[START Data lines]
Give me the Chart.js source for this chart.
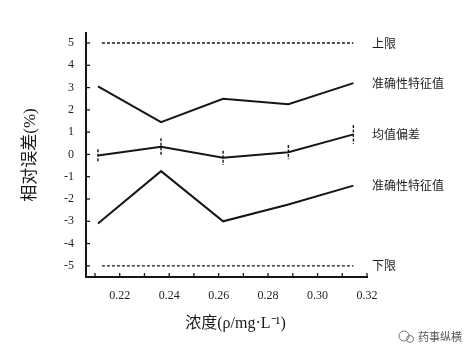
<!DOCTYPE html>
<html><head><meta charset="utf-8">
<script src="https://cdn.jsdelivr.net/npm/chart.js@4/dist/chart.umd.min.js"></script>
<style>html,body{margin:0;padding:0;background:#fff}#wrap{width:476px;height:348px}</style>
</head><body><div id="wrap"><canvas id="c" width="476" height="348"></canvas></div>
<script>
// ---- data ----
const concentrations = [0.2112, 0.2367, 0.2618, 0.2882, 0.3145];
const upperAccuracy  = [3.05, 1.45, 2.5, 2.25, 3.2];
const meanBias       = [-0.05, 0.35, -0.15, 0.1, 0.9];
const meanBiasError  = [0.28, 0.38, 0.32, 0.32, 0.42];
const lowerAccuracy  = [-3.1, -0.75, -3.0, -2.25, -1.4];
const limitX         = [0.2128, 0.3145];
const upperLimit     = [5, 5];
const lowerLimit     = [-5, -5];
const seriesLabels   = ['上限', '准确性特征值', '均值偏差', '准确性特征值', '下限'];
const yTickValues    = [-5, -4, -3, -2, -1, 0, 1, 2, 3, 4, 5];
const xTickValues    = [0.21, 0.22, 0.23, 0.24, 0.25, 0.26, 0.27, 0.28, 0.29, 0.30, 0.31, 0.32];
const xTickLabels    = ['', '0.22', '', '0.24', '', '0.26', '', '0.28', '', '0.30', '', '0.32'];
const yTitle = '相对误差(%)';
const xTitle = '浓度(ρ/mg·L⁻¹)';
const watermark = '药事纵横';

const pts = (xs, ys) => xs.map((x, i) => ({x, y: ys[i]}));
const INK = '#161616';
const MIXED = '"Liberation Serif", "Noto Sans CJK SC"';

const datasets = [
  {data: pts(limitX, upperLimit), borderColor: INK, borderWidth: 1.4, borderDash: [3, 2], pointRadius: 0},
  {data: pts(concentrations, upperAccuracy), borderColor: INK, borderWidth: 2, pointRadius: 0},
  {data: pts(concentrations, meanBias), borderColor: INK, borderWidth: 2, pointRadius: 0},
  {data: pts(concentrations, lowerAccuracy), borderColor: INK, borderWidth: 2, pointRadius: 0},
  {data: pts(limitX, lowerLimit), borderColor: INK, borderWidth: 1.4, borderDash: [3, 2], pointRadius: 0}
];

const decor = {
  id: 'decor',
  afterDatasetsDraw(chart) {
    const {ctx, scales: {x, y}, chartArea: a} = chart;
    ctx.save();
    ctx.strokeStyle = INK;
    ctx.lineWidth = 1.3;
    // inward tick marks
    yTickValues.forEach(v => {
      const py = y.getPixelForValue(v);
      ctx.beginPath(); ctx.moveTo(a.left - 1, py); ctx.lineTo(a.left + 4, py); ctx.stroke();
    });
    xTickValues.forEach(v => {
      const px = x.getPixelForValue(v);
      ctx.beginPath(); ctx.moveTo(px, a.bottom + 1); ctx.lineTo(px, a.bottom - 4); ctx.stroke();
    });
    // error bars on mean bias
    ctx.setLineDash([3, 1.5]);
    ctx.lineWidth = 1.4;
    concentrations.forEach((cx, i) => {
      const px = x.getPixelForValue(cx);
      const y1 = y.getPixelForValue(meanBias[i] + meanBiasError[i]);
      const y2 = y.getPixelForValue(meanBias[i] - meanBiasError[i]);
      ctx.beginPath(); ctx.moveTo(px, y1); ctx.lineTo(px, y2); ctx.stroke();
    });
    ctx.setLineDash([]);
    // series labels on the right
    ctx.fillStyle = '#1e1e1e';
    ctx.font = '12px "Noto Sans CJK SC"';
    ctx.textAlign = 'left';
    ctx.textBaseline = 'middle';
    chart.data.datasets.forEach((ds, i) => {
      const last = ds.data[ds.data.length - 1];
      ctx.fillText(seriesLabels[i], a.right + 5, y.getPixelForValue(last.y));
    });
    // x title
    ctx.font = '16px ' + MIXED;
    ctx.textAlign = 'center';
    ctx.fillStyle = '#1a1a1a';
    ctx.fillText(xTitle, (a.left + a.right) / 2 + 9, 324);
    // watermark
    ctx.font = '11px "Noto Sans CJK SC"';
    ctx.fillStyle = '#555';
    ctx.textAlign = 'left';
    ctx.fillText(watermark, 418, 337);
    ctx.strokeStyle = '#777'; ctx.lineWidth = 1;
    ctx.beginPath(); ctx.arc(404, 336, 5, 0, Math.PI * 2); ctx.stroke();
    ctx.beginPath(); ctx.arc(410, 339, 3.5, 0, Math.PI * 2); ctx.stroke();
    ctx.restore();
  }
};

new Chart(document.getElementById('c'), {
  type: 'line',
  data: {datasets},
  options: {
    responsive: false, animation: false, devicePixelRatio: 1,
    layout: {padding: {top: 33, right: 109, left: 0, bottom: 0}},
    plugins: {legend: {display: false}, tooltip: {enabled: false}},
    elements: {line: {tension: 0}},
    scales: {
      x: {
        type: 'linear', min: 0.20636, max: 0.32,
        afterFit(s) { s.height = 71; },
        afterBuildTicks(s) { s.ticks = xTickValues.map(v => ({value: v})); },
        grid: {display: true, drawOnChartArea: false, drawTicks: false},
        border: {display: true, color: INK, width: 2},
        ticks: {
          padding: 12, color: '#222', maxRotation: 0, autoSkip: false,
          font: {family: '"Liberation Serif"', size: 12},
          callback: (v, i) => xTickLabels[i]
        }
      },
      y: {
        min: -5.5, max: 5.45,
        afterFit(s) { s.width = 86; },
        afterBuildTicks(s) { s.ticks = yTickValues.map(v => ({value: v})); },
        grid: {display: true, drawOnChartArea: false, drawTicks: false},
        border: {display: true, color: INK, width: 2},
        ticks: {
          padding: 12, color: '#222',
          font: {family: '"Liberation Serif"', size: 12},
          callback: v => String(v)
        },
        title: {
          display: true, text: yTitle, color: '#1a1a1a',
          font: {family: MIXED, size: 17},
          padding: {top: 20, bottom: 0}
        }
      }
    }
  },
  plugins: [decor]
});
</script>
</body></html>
[END Data lines]
- Problem details
Without including any pictures, reproduce the listing exactly.

- Task response
Give me the Chart.js source for this chart.
<!DOCTYPE html>
<html><head><meta charset="utf-8">
<script src="https://cdn.jsdelivr.net/npm/chart.js@4/dist/chart.umd.min.js"></script>
<style>html,body{margin:0;padding:0;background:#fff}#wrap{width:476px;height:348px}</style>
</head><body><div id="wrap"><canvas id="c" width="476" height="348"></canvas></div>
<script>
// ---- data ----
const concentrations = [0.2112, 0.2367, 0.2618, 0.2882, 0.3145];
const upperAccuracy  = [3.05, 1.45, 2.5, 2.25, 3.2];
const meanBias       = [-0.05, 0.35, -0.15, 0.1, 0.9];
const meanBiasError  = [0.28, 0.38, 0.32, 0.32, 0.42];
const lowerAccuracy  = [-3.1, -0.75, -3.0, -2.25, -1.4];
const limitX         = [0.2128, 0.3145];
const upperLimit     = [5, 5];
const lowerLimit     = [-5, -5];
const seriesLabels   = ['上限', '准确性特征值', '均值偏差', '准确性特征值', '下限'];
const yTickValues    = [-5, -4, -3, -2, -1, 0, 1, 2, 3, 4, 5];
const xTickValues    = [0.21, 0.22, 0.23, 0.24, 0.25, 0.26, 0.27, 0.28, 0.29, 0.30, 0.31, 0.32];
const xTickLabels    = ['', '0.22', '', '0.24', '', '0.26', '', '0.28', '', '0.30', '', '0.32'];
const yTitle = '相对误差(%)';
const xTitle = '浓度(ρ/mg·L⁻¹)';
const watermark = '药事纵横';

const pts = (xs, ys) => xs.map((x, i) => ({x, y: ys[i]}));
const INK = '#161616';
const MIXED = '"Liberation Serif", "Noto Sans CJK SC"';

const datasets = [
  {data: pts(limitX, upperLimit), borderColor: INK, borderWidth: 1.4, borderDash: [3, 2], pointRadius: 0},
  {data: pts(concentrations, upperAccuracy), borderColor: INK, borderWidth: 2, pointRadius: 0},
  {data: pts(concentrations, meanBias), borderColor: INK, borderWidth: 2, pointRadius: 0},
  {data: pts(concentrations, lowerAccuracy), borderColor: INK, borderWidth: 2, pointRadius: 0},
  {data: pts(limitX, lowerLimit), borderColor: INK, borderWidth: 1.4, borderDash: [3, 2], pointRadius: 0}
];

const decor = {
  id: 'decor',
  afterDatasetsDraw(chart) {
    const {ctx, scales: {x, y}, chartArea: a} = chart;
    ctx.save();
    ctx.strokeStyle = INK;
    ctx.lineWidth = 1.3;
    // inward tick marks
    yTickValues.forEach(v => {
      const py = y.getPixelForValue(v);
      ctx.beginPath(); ctx.moveTo(a.left - 1, py); ctx.lineTo(a.left + 4, py); ctx.stroke();
    });
    xTickValues.forEach(v => {
      const px = x.getPixelForValue(v);
      ctx.beginPath(); ctx.moveTo(px, a.bottom + 1); ctx.lineTo(px, a.bottom - 4); ctx.stroke();
    });
    // error bars on mean bias
    ctx.setLineDash([3, 1.5]);
    ctx.lineWidth = 1.4;
    concentrations.forEach((cx, i) => {
      const px = x.getPixelForValue(cx);
      const y1 = y.getPixelForValue(meanBias[i] + meanBiasError[i]);
      const y2 = y.getPixelForValue(meanBias[i] - meanBiasError[i]);
      ctx.beginPath(); ctx.moveTo(px, y1); ctx.lineTo(px, y2); ctx.stroke();
    });
    ctx.setLineDash([]);
    // series labels on the right
    ctx.fillStyle = '#1e1e1e';
    ctx.font = '12px "Noto Sans CJK SC"';
    ctx.textAlign = 'left';
    ctx.textBaseline = 'middle';
    chart.data.datasets.forEach((ds, i) => {
      const last = ds.data[ds.data.length - 1];
      ctx.fillText(seriesLabels[i], a.right + 5, y.getPixelForValue(last.y));
    });
    // x title
    ctx.font = '16px ' + MIXED;
    ctx.textAlign = 'center';
    ctx.fillStyle = '#1a1a1a';
    ctx.fillText(xTitle, (a.left + a.right) / 2 + 9, 324);
    // watermark
    ctx.font = '11px "Noto Sans CJK SC"';
    ctx.fillStyle = '#555';
    ctx.textAlign = 'left';
    ctx.fillText(watermark, 418, 337);
    ctx.strokeStyle = '#777'; ctx.lineWidth = 1;
    ctx.beginPath(); ctx.arc(404, 336, 5, 0, Math.PI * 2); ctx.stroke();
    ctx.beginPath(); ctx.arc(410, 339, 3.5, 0, Math.PI * 2); ctx.stroke();
    ctx.restore();
  }
};

new Chart(document.getElementById('c'), {
  type: 'line',
  data: {datasets},
  options: {
    responsive: false, animation: false, devicePixelRatio: 1,
    layout: {padding: {top: 33, right: 109, left: 0, bottom: 0}},
    plugins: {legend: {display: false}, tooltip: {enabled: false}},
    elements: {line: {tension: 0}},
    scales: {
      x: {
        type: 'linear', min: 0.20636, max: 0.32,
        afterFit(s) { s.height = 71; },
        afterBuildTicks(s) { s.ticks = xTickValues.map(v => ({value: v})); },
        grid: {display: true, drawOnChartArea: false, drawTicks: false},
        border: {display: true, color: INK, width: 2},
        ticks: {
          padding: 12, color: '#222', maxRotation: 0, autoSkip: false,
          font: {family: '"Liberation Serif"', size: 12},
          callback: (v, i) => xTickLabels[i]
        }
      },
      y: {
        min: -5.5, max: 5.45,
        afterFit(s) { s.width = 86; },
        afterBuildTicks(s) { s.ticks = yTickValues.map(v => ({value: v})); },
        grid: {display: true, drawOnChartArea: false, drawTicks: false},
        border: {display: true, color: INK, width: 2},
        ticks: {
          padding: 12, color: '#222',
          font: {family: '"Liberation Serif"', size: 12},
          callback: v => String(v)
        },
        title: {
          display: true, text: yTitle, color: '#1a1a1a',
          font: {family: MIXED, size: 17},
          padding: {top: 20, bottom: 0}
        }
      }
    }
  },
  plugins: [decor]
});
</script>
</body></html>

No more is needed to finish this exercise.